As QBCs become more common and alternative routes are restricted, the chorus for cars with three or more occupants to be allowed use them will grow.

This is not an option, at least not in the next five to 10 years, according to Mr Phillips.

"I am open-minded, but in the foreseeable future I would not see them using bus lanes. If buses are arriving every two to three minutes, the priority is with the buses."

This said, Mr Phillips accepts that the city will always have to cater for a large number of cars, from staff, to business people and tourists, car access, and parking across the city for these people will remain crucial. At the moment there are around 40,000 parking spaces associated with offices in the capital.

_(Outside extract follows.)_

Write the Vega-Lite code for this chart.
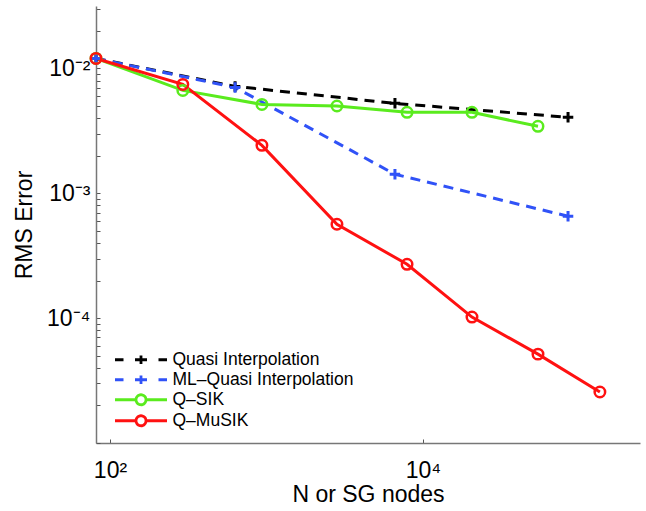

However, frustratingly for the business community, who estimate congestion in the capital costs up to €2 billion a year, the proposed measures will only produce incremental changes over the next five to six years, with more dramatic reductions dependent on the proposed rail projects. Mr Phillips accepts this and that congestion is going to remain a fact of life for car commuters in Dublin.

One measure Mr Phillips hopes will have an immediate impact on the quality of life of people living and working in the city is the implementation of the HGV strategy.

"The Port Tunnel opening is going to have a major impact and it is the first step in the strategy. In another three years, when the M50 upgrade is complete we will be further restricting entry into the city. Then you can start to move to increased pedestrianisation and improved public transport, to a different type of city."

This year Dublin City Council allocated €32 million to traffic projects with €8.5 million spent on parking enforcement and €7.5 million given to a traffic light management system.

One of the key improvements required in Dublin is joined-up management to integrate the needs of the different public transport providers. The expensive, delayed and as yet not available integrated ticketing system is an example of the need for just such an agency.

The blueprint of this agency is contained within an as yet unpublished report on the Minister for Transport's desk. Prof Margaret O'Mahoney, director of the Centre for Transport Research at Trinity College, submitted this report to the proposed Dublin Transport Authority earlier this year. Mr Phillips says he knows nothing of the ideas within the report and is working on those projects in Transport 21 he has been instructed to implement.

"I have no idea where responsibility will lie, and what role the traffic department here will have. I can only await what comes out of the report."